$2.7 billion for football industry hit by coronavirus


the herald

ZURICH. – FIFA is looking to dip into its vast financial reserves to help a football industry ravaged by the coronavirus pandemic wiping out the games and creating unexpected economic hardship in the world’s biggest sport.

The spread of COVID-19 has impacted wealthier clubs, with Barcelona and Juventus players taking pay cuts; those of the small countries, with the Slovak champion Zilina in bankruptcy; and national football federations, with Uruguay laying off hundreds of staff.

Having amassed reserves it last reported to have reached $2.745 billion, FIFA has the resources to provide much-needed financial aid to the game on many levels.

“FIFA is in a solid financial position and it is our duty to do all we can to help when needed,” world football’s governing body said in a statement to The Associated Press on Tuesday.

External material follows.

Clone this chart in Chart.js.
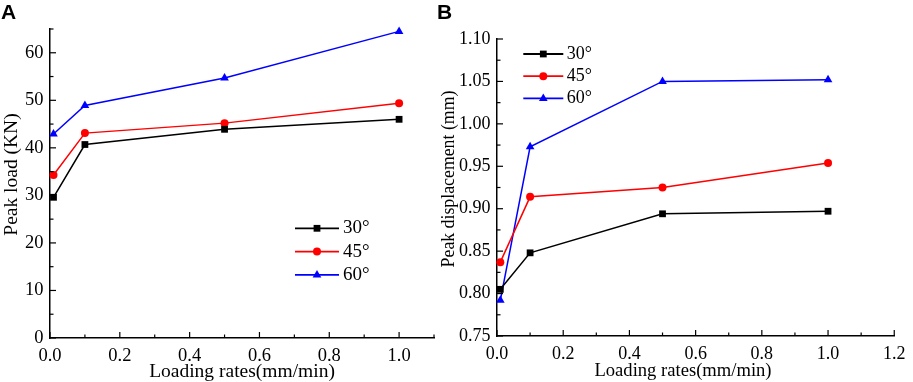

“FIFA is working on possibilities to provide assistance to the football community around the world after having carried out a comprehensive assessment of the financial impact this pandemic will have on football.”

FIFA is exploring the mechanism to provide the financial lifeline to the football industry with the six regional confederations and member associations to ensure there will be an announcement “in the near future”.

“The football community around the world is experiencing, to a greater or lesser extent, serious financial problems due to the coronavirus outbreak,” FIFA said.

“This threatens to disrupt and impede the ability of FIFA Member Associations and other football organizations such as leagues and clubs to develop, fund and manage football activities at all levels of the game, including professional, non-professional, youth and grassroots football.

“It is expected that in many parts of the world, a considerable number of people involved in football, men and women, will find themselves in extremely difficult economic conditions.”

FIFA already runs a “Forward” development program to redistribute its wealth to member associations.

During the 2015-18 cycle, investments in the scheme were $1,079 billion, of which $832 million was approved and committed to member associations, confederations or regions, according to the latest published financial results. —AP.